EXERCISE AIM –
Type out the complete listing below word for word, without its pictures.
>> START MATERIAL PROVIDED
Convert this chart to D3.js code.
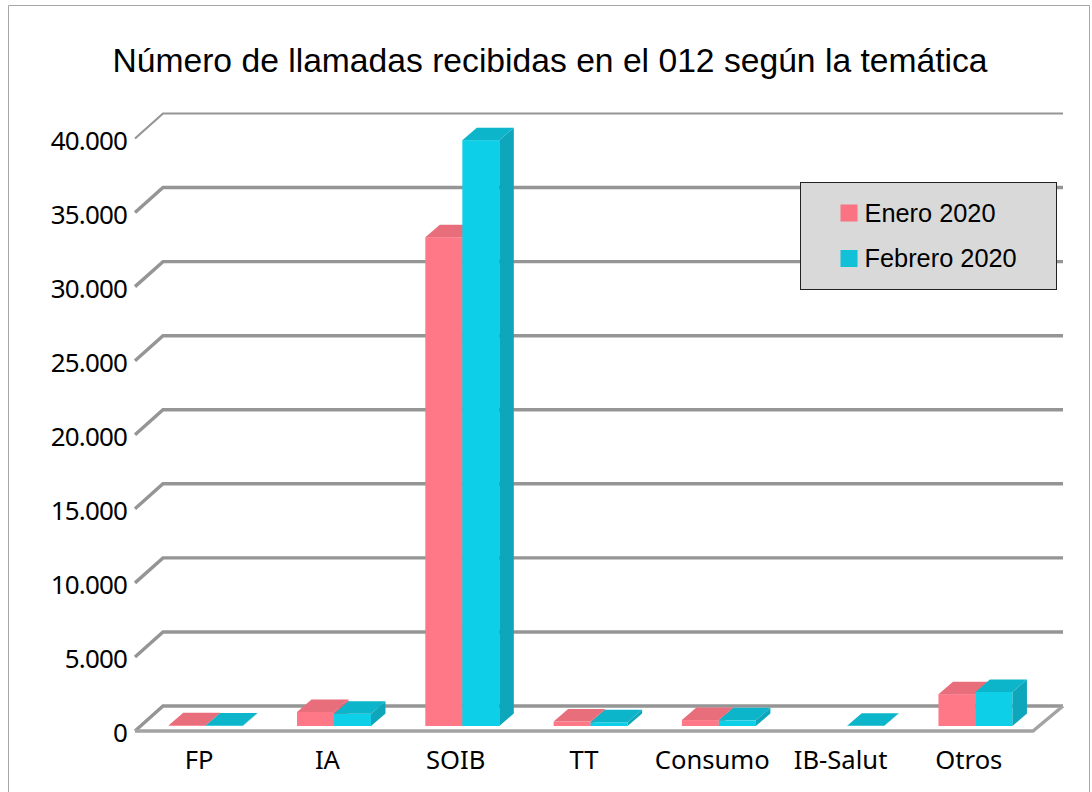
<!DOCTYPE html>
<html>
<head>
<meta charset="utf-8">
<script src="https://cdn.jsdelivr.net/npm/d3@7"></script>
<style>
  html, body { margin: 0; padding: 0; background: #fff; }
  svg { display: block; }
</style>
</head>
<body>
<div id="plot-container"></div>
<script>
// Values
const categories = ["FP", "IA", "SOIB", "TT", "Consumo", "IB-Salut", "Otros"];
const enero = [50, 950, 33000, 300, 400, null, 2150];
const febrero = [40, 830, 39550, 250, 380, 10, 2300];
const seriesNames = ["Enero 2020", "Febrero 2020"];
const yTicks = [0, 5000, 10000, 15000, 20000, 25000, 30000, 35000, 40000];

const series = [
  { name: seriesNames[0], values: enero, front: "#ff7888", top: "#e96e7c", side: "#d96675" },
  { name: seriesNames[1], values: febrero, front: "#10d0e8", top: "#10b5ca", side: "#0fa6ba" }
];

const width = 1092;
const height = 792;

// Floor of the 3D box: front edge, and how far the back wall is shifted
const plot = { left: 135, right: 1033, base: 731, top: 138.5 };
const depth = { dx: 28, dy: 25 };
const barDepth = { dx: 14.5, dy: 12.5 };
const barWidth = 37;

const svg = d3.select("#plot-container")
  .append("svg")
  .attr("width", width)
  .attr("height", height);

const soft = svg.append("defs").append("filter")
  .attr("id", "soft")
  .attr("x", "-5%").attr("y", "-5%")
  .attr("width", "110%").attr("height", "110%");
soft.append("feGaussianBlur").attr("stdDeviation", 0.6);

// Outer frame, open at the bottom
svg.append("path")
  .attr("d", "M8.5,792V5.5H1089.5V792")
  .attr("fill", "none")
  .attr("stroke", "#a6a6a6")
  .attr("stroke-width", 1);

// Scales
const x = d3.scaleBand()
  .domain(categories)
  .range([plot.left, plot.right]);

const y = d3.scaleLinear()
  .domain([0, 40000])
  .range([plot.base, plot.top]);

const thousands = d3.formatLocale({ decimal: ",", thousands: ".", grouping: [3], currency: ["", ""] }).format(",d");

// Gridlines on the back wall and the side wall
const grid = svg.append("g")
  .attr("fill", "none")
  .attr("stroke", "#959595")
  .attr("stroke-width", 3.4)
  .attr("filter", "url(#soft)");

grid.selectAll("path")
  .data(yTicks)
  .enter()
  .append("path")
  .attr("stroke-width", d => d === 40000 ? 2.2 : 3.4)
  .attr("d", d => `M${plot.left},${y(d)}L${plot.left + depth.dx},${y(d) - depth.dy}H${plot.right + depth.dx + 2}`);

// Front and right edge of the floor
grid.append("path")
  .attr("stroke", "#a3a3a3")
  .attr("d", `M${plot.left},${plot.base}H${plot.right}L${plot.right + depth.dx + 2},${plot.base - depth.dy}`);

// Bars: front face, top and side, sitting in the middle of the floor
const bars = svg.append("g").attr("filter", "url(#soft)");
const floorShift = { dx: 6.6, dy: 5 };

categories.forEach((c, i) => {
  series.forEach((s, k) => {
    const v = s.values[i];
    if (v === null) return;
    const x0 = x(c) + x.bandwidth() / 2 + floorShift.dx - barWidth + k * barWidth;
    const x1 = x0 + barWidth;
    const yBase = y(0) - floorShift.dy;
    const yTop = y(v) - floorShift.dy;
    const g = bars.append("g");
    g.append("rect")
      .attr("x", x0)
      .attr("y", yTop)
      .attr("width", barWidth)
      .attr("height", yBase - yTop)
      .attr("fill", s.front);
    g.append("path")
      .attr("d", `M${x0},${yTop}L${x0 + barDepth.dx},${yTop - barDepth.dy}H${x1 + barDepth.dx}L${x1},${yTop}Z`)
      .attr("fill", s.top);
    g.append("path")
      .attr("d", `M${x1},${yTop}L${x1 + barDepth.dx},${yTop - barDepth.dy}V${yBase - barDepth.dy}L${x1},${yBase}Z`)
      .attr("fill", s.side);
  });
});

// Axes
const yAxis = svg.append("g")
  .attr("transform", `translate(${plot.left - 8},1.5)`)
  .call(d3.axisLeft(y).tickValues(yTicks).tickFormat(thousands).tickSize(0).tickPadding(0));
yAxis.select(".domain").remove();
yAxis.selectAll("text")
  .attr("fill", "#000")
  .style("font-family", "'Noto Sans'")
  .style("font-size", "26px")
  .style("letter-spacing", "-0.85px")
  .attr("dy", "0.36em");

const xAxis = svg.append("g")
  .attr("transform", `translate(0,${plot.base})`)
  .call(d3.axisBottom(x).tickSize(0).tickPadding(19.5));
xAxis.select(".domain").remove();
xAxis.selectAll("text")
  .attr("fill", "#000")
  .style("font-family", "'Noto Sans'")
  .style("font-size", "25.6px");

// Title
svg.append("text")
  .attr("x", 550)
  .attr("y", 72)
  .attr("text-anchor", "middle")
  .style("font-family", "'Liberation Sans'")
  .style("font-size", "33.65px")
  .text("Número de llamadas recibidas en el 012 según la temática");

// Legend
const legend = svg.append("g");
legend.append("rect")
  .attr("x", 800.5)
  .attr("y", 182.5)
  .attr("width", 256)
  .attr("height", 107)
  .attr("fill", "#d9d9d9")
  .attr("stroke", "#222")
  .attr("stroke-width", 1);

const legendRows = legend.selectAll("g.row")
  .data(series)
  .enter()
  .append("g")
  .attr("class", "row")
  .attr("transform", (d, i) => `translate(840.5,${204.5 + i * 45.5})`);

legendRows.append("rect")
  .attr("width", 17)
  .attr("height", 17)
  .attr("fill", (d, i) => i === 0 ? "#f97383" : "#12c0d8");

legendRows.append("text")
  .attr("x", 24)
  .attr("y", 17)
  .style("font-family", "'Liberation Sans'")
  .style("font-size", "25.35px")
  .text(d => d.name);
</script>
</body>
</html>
>> END MATERIAL PROVIDED
SOLVED PROBLEM –
Convert this chart to D3.js code.
<!DOCTYPE html>
<html>
<head>
<meta charset="utf-8">
<script src="https://cdn.jsdelivr.net/npm/d3@7"></script>
<style>
  html, body { margin: 0; padding: 0; background: #fff; }
  svg { display: block; }
</style>
</head>
<body>
<div id="plot-container"></div>
<script>
// Values
const categories = ["FP", "IA", "SOIB", "TT", "Consumo", "IB-Salut", "Otros"];
const enero = [50, 950, 33000, 300, 400, null, 2150];
const febrero = [40, 830, 39550, 250, 380, 10, 2300];
const seriesNames = ["Enero 2020", "Febrero 2020"];
const yTicks = [0, 5000, 10000, 15000, 20000, 25000, 30000, 35000, 40000];

const series = [
  { name: seriesNames[0], values: enero, front: "#ff7888", top: "#e96e7c", side: "#d96675" },
  { name: seriesNames[1], values: febrero, front: "#10d0e8", top: "#10b5ca", side: "#0fa6ba" }
];

const width = 1092;
const height = 792;

// Floor of the 3D box: front edge, and how far the back wall is shifted
const plot = { left: 135, right: 1033, base: 731, top: 138.5 };
const depth = { dx: 28, dy: 25 };
const barDepth = { dx: 14.5, dy: 12.5 };
const barWidth = 37;

const svg = d3.select("#plot-container")
  .append("svg")
  .attr("width", width)
  .attr("height", height);

const soft = svg.append("defs").append("filter")
  .attr("id", "soft")
  .attr("x", "-5%").attr("y", "-5%")
  .attr("width", "110%").attr("height", "110%");
soft.append("feGaussianBlur").attr("stdDeviation", 0.6);

// Outer frame, open at the bottom
svg.append("path")
  .attr("d", "M8.5,792V5.5H1089.5V792")
  .attr("fill", "none")
  .attr("stroke", "#a6a6a6")
  .attr("stroke-width", 1);

// Scales
const x = d3.scaleBand()
  .domain(categories)
  .range([plot.left, plot.right]);

const y = d3.scaleLinear()
  .domain([0, 40000])
  .range([plot.base, plot.top]);

const thousands = d3.formatLocale({ decimal: ",", thousands: ".", grouping: [3], currency: ["", ""] }).format(",d");

// Gridlines on the back wall and the side wall
const grid = svg.append("g")
  .attr("fill", "none")
  .attr("stroke", "#959595")
  .attr("stroke-width", 3.4)
  .attr("filter", "url(#soft)");

grid.selectAll("path")
  .data(yTicks)
  .enter()
  .append("path")
  .attr("stroke-width", d => d === 40000 ? 2.2 : 3.4)
  .attr("d", d => `M${plot.left},${y(d)}L${plot.left + depth.dx},${y(d) - depth.dy}H${plot.right + depth.dx + 2}`);

// Front and right edge of the floor
grid.append("path")
  .attr("stroke", "#a3a3a3")
  .attr("d", `M${plot.left},${plot.base}H${plot.right}L${plot.right + depth.dx + 2},${plot.base - depth.dy}`);

// Bars: front face, top and side, sitting in the middle of the floor
const bars = svg.append("g").attr("filter", "url(#soft)");
const floorShift = { dx: 6.6, dy: 5 };

categories.forEach((c, i) => {
  series.forEach((s, k) => {
    const v = s.values[i];
    if (v === null) return;
    const x0 = x(c) + x.bandwidth() / 2 + floorShift.dx - barWidth + k * barWidth;
    const x1 = x0 + barWidth;
    const yBase = y(0) - floorShift.dy;
    const yTop = y(v) - floorShift.dy;
    const g = bars.append("g");
    g.append("rect")
      .attr("x", x0)
      .attr("y", yTop)
      .attr("width", barWidth)
      .attr("height", yBase - yTop)
      .attr("fill", s.front);
    g.append("path")
      .attr("d", `M${x0},${yTop}L${x0 + barDepth.dx},${yTop - barDepth.dy}H${x1 + barDepth.dx}L${x1},${yTop}Z`)
      .attr("fill", s.top);
    g.append("path")
      .attr("d", `M${x1},${yTop}L${x1 + barDepth.dx},${yTop - barDepth.dy}V${yBase - barDepth.dy}L${x1},${yBase}Z`)
      .attr("fill", s.side);
  });
});

// Axes
const yAxis = svg.append("g")
  .attr("transform", `translate(${plot.left - 8},1.5)`)
  .call(d3.axisLeft(y).tickValues(yTicks).tickFormat(thousands).tickSize(0).tickPadding(0));
yAxis.select(".domain").remove();
yAxis.selectAll("text")
  .attr("fill", "#000")
  .style("font-family", "'Noto Sans'")
  .style("font-size", "26px")
  .style("letter-spacing", "-0.85px")
  .attr("dy", "0.36em");

const xAxis = svg.append("g")
  .attr("transform", `translate(0,${plot.base})`)
  .call(d3.axisBottom(x).tickSize(0).tickPadding(19.5));
xAxis.select(".domain").remove();
xAxis.selectAll("text")
  .attr("fill", "#000")
  .style("font-family", "'Noto Sans'")
  .style("font-size", "25.6px");

// Title
svg.append("text")
  .attr("x", 550)
  .attr("y", 72)
  .attr("text-anchor", "middle")
  .style("font-family", "'Liberation Sans'")
  .style("font-size", "33.65px")
  .text("Número de llamadas recibidas en el 012 según la temática");

// Legend
const legend = svg.append("g");
legend.append("rect")
  .attr("x", 800.5)
  .attr("y", 182.5)
  .attr("width", 256)
  .attr("height", 107)
  .attr("fill", "#d9d9d9")
  .attr("stroke", "#222")
  .attr("stroke-width", 1);

const legendRows = legend.selectAll("g.row")
  .data(series)
  .enter()
  .append("g")
  .attr("class", "row")
  .attr("transform", (d, i) => `translate(840.5,${204.5 + i * 45.5})`);

legendRows.append("rect")
  .attr("width", 17)
  .attr("height", 17)
  .attr("fill", (d, i) => i === 0 ? "#f97383" : "#12c0d8");

legendRows.append("text")
  .attr("x", 24)
  .attr("y", 17)
  .style("font-family", "'Liberation Sans'")
  .style("font-size", "25.35px")
  .text(d => d.name);
</script>
</body>
</html>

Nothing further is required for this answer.